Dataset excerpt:
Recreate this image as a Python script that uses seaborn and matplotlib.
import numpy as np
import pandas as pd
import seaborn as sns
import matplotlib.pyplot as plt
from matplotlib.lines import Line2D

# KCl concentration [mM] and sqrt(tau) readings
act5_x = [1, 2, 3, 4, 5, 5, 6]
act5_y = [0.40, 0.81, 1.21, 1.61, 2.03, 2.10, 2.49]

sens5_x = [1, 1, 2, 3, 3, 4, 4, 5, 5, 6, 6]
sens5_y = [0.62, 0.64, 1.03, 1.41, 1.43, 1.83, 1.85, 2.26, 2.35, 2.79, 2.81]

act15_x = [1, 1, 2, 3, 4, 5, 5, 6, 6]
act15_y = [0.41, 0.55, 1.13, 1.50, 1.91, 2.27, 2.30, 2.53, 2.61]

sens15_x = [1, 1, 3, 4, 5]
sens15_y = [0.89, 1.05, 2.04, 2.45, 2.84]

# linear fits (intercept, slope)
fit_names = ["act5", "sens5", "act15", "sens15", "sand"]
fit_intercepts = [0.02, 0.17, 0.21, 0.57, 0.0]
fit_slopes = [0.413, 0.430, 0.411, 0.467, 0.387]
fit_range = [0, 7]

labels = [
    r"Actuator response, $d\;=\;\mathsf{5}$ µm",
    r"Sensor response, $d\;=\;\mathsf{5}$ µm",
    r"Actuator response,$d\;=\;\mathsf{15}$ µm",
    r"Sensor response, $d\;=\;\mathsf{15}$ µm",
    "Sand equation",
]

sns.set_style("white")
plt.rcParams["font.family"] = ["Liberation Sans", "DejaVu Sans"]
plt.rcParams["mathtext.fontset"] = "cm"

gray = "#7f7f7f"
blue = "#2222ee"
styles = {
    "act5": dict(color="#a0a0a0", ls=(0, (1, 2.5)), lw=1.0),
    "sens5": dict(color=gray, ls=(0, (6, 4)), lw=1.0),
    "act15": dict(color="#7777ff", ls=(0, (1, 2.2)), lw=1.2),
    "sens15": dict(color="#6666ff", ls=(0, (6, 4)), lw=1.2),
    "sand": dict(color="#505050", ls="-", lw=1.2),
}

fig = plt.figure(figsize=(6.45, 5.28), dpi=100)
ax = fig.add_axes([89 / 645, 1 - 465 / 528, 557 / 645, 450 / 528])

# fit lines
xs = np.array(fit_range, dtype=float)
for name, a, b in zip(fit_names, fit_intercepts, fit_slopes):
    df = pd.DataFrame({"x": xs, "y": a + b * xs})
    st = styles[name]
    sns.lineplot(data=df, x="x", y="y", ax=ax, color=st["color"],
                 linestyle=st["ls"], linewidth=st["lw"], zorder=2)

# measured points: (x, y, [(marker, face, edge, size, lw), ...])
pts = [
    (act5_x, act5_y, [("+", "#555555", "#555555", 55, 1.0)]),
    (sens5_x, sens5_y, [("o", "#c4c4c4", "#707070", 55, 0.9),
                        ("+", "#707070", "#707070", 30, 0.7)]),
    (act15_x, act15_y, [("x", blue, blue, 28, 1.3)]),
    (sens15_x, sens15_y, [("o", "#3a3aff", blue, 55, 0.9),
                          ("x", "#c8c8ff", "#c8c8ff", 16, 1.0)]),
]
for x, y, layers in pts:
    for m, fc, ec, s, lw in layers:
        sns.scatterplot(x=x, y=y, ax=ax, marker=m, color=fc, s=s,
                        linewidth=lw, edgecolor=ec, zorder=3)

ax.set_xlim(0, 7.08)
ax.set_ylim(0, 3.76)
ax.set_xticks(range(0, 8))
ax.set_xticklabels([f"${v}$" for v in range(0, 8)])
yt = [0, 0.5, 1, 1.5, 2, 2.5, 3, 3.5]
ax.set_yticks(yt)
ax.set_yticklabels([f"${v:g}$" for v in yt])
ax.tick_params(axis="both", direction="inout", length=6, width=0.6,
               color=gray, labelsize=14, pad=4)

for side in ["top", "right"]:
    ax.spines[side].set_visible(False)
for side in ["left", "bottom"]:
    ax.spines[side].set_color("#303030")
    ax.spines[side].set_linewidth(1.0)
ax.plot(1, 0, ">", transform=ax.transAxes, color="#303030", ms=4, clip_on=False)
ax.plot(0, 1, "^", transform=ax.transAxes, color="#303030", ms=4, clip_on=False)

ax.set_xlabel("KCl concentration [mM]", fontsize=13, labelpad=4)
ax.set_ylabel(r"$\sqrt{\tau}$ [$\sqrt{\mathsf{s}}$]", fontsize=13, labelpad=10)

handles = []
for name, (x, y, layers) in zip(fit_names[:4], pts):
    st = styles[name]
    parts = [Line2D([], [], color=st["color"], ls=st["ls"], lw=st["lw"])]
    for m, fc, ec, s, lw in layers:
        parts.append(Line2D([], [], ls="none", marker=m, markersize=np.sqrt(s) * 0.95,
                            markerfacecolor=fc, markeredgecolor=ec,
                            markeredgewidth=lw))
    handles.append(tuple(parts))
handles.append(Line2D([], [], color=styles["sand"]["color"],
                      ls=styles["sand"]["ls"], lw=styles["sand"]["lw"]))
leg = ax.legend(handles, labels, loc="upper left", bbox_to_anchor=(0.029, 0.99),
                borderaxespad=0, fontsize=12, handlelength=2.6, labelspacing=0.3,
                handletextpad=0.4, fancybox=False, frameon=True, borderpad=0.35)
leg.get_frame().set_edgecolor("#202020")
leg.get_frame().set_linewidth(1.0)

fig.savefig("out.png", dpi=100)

* * *

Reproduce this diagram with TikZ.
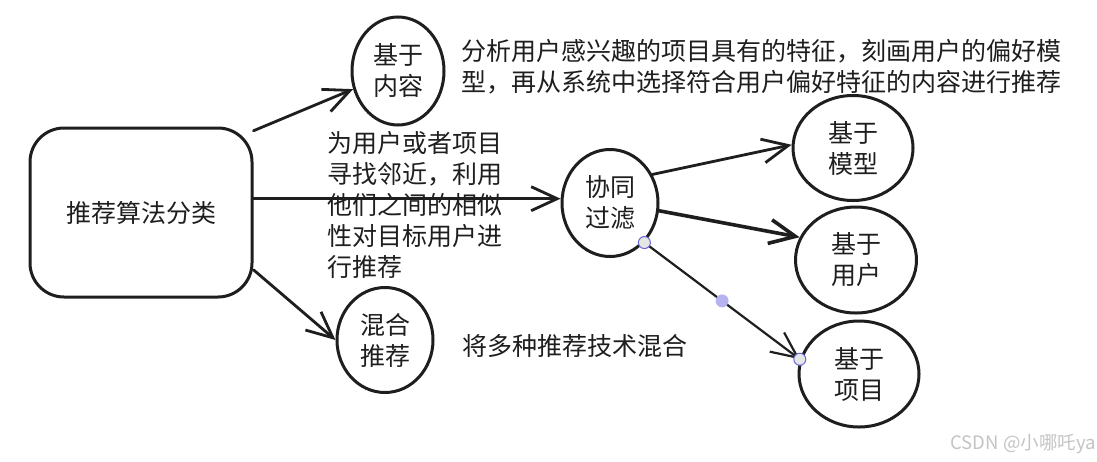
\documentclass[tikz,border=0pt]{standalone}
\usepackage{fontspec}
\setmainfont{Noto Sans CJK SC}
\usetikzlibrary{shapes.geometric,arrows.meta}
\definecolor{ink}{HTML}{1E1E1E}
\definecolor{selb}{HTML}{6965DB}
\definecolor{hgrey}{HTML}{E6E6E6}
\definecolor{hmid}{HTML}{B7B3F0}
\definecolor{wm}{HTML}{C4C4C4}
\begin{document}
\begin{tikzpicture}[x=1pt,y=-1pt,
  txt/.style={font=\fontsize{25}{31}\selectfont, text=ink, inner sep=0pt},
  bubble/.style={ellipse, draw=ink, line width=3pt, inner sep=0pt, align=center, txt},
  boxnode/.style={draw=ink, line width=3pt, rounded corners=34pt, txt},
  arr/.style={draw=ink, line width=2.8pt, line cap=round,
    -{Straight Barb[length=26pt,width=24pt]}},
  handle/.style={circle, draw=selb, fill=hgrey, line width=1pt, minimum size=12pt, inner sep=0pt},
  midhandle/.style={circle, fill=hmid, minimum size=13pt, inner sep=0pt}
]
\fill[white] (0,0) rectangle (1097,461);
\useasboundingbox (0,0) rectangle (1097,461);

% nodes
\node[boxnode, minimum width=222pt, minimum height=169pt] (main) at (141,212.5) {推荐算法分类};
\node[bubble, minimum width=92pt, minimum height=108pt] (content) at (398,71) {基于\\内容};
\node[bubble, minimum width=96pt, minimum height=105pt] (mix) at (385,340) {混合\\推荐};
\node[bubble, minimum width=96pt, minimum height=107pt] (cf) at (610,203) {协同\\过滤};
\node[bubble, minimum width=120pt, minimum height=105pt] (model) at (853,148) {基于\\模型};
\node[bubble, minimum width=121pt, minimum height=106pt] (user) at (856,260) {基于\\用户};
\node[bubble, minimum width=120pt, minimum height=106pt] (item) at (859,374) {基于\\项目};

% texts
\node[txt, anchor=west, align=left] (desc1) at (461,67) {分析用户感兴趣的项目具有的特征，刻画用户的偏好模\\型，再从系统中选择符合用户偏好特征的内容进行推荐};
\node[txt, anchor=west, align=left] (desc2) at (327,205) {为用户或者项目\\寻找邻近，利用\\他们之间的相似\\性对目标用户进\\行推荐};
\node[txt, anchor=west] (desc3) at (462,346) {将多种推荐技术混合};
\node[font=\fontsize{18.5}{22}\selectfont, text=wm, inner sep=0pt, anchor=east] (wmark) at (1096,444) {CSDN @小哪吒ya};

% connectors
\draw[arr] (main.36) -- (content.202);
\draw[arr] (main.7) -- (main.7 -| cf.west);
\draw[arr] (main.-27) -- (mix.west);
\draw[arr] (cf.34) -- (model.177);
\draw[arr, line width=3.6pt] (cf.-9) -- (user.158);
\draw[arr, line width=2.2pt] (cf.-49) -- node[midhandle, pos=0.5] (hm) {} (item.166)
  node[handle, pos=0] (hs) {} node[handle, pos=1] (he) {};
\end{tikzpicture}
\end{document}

__Given request__:
Transcribe only the lines above that start at the line containing "Reproduce this diagram with TikZ." and end at the line containing "width=120pt, minimum height=106pt]". Omit pictures.

__In response__:
Reproduce this diagram with TikZ.
\documentclass[tikz,border=0pt]{standalone}
\usepackage{fontspec}
\setmainfont{Noto Sans CJK SC}
\usetikzlibrary{shapes.geometric,arrows.meta}
\definecolor{ink}{HTML}{1E1E1E}
\definecolor{selb}{HTML}{6965DB}
\definecolor{hgrey}{HTML}{E6E6E6}
\definecolor{hmid}{HTML}{B7B3F0}
\definecolor{wm}{HTML}{C4C4C4}
\begin{document}
\begin{tikzpicture}[x=1pt,y=-1pt,
  txt/.style={font=\fontsize{25}{31}\selectfont, text=ink, inner sep=0pt},
  bubble/.style={ellipse, draw=ink, line width=3pt, inner sep=0pt, align=center, txt},
  boxnode/.style={draw=ink, line width=3pt, rounded corners=34pt, txt},
  arr/.style={draw=ink, line width=2.8pt, line cap=round,
    -{Straight Barb[length=26pt,width=24pt]}},
  handle/.style={circle, draw=selb, fill=hgrey, line width=1pt, minimum size=12pt, inner sep=0pt},
  midhandle/.style={circle, fill=hmid, minimum size=13pt, inner sep=0pt}
]
\fill[white] (0,0) rectangle (1097,461);
\useasboundingbox (0,0) rectangle (1097,461);

% nodes
\node[boxnode, minimum width=222pt, minimum height=169pt] (main) at (141,212.5) {推荐算法分类};
\node[bubble, minimum width=92pt, minimum height=108pt] (content) at (398,71) {基于\\内容};
\node[bubble, minimum width=96pt, minimum height=105pt] (mix) at (385,340) {混合\\推荐};
\node[bubble, minimum width=96pt, minimum height=107pt] (cf) at (610,203) {协同\\过滤};
\node[bubble, minimum width=120pt, minimum height=105pt] (model) at (853,148) {基于\\模型};
\node[bubble, minimum width=121pt, minimum height=106pt] (user) at (856,260) {基于\\用户};
\node[bubble, minimum width=120pt, minimum height=106pt] (item) at (859,374) {基于\\项目};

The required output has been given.